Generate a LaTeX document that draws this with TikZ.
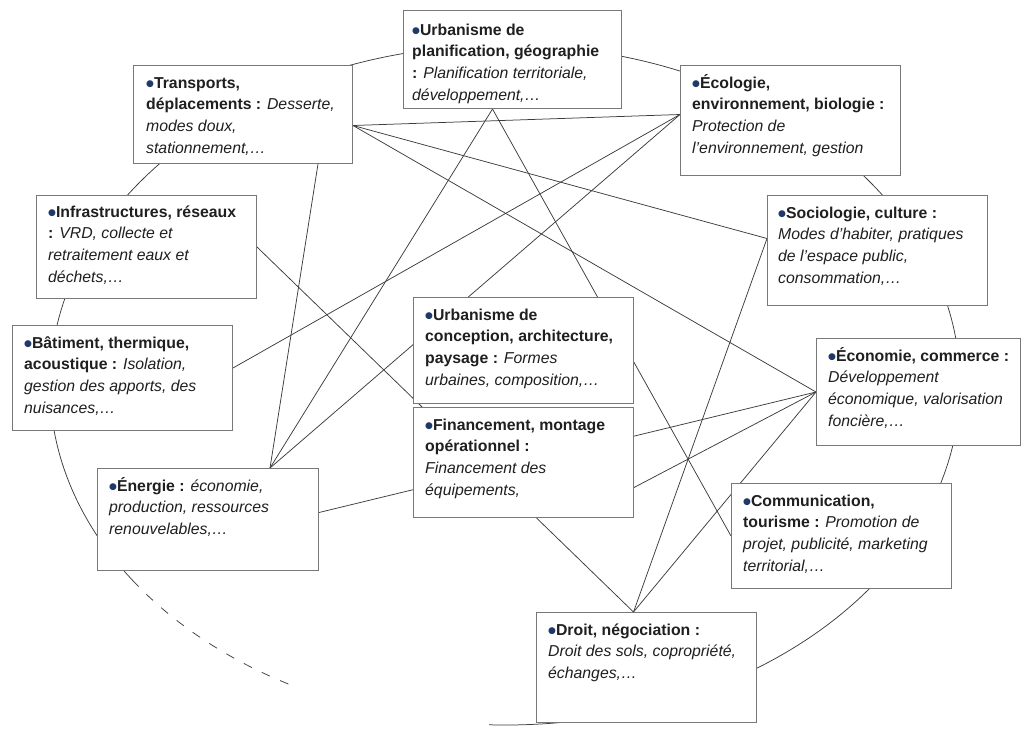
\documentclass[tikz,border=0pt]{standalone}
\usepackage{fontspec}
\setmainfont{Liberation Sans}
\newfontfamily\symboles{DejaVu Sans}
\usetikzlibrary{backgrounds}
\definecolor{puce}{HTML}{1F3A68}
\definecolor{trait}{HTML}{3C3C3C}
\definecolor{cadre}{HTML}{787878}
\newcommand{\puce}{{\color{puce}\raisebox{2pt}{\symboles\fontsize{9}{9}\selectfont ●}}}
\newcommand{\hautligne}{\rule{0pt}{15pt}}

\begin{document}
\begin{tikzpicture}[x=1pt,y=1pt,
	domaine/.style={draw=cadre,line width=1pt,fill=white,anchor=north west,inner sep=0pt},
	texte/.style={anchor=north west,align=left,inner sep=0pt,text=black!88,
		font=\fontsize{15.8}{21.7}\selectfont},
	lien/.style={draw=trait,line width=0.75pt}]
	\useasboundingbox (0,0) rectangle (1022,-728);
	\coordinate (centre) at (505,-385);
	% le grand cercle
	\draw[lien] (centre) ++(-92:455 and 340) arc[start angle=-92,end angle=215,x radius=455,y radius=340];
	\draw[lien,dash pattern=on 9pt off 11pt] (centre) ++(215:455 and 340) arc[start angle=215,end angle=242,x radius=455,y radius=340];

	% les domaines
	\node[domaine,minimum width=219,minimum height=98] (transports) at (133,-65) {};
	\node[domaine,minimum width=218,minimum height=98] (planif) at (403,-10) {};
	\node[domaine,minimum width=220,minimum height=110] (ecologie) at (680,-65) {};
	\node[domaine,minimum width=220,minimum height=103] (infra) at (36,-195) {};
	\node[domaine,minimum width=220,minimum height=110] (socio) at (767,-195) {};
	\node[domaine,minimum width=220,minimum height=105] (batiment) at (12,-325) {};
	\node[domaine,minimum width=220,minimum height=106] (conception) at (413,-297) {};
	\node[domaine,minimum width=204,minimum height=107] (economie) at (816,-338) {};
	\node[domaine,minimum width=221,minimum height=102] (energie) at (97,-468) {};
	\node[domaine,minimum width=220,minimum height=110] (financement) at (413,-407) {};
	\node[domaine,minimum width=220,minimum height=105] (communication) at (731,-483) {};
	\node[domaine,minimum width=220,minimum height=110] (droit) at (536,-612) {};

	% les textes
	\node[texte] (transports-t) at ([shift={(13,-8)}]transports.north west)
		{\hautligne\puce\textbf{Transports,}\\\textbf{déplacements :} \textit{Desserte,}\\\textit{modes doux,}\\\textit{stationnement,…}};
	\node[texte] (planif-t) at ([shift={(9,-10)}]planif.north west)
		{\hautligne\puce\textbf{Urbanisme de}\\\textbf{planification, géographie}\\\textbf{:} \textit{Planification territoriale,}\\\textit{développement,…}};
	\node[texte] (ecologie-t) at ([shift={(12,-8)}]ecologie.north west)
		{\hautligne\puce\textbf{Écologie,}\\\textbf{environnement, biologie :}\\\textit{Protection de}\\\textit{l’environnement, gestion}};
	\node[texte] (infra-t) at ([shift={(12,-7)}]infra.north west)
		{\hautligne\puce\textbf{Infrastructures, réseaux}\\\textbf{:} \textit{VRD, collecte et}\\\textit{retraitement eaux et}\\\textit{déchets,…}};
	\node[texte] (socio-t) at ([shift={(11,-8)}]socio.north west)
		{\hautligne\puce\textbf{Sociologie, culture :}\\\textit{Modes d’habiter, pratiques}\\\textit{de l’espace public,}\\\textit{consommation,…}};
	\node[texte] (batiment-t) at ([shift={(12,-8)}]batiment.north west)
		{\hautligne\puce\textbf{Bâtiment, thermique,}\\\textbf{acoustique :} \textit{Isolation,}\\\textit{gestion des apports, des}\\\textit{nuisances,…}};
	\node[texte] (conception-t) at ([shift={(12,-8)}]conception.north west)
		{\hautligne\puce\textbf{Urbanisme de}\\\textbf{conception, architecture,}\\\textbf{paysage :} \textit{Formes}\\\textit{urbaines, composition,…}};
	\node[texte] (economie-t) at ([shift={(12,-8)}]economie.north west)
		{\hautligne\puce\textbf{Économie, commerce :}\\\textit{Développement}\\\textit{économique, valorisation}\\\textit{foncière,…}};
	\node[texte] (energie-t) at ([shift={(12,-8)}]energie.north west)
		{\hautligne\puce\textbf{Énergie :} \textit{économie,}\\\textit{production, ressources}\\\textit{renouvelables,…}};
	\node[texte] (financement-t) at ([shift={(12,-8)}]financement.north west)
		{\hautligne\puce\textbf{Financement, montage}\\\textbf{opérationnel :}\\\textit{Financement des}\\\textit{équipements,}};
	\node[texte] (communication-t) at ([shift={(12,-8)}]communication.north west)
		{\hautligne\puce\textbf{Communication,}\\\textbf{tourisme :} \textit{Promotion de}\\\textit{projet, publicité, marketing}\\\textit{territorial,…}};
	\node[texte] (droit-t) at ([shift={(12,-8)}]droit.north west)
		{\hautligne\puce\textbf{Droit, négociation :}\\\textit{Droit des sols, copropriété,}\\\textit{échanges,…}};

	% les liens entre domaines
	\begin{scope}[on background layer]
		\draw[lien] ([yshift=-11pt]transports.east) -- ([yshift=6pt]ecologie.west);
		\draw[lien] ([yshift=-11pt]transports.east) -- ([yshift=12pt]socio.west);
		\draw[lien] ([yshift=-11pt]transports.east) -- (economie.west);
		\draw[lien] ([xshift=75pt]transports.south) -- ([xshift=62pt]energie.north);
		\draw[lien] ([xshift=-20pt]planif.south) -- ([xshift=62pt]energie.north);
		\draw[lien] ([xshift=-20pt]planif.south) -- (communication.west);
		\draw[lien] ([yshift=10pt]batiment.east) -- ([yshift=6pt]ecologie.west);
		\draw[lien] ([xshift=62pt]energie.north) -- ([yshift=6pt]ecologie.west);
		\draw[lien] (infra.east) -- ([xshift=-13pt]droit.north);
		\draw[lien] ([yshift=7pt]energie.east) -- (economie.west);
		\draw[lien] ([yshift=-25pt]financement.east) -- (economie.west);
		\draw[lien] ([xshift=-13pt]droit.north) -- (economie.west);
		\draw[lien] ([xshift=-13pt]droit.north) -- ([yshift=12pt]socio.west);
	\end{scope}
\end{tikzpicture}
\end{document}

__________

_SHORT TASK_. Your task is to return the lines above, from the first one up to and including the line containing "angle=242,x radius=455,y radius=340];", minus any pictures.

_EXERCISE RESULT_.
Generate a LaTeX document that draws this with TikZ.
\documentclass[tikz,border=0pt]{standalone}
\usepackage{fontspec}
\setmainfont{Liberation Sans}
\newfontfamily\symboles{DejaVu Sans}
\usetikzlibrary{backgrounds}
\definecolor{puce}{HTML}{1F3A68}
\definecolor{trait}{HTML}{3C3C3C}
\definecolor{cadre}{HTML}{787878}
\newcommand{\puce}{{\color{puce}\raisebox{2pt}{\symboles\fontsize{9}{9}\selectfont ●}}}
\newcommand{\hautligne}{\rule{0pt}{15pt}}

\begin{document}
\begin{tikzpicture}[x=1pt,y=1pt,
	domaine/.style={draw=cadre,line width=1pt,fill=white,anchor=north west,inner sep=0pt},
	texte/.style={anchor=north west,align=left,inner sep=0pt,text=black!88,
		font=\fontsize{15.8}{21.7}\selectfont},
	lien/.style={draw=trait,line width=0.75pt}]
	\useasboundingbox (0,0) rectangle (1022,-728);
	\coordinate (centre) at (505,-385);
	% le grand cercle
	\draw[lien] (centre) ++(-92:455 and 340) arc[start angle=-92,end angle=215,x radius=455,y radius=340];
	\draw[lien,dash pattern=on 9pt off 11pt] (centre) ++(215:455 and 340) arc[start angle=215,end angle=242,x radius=455,y radius=340];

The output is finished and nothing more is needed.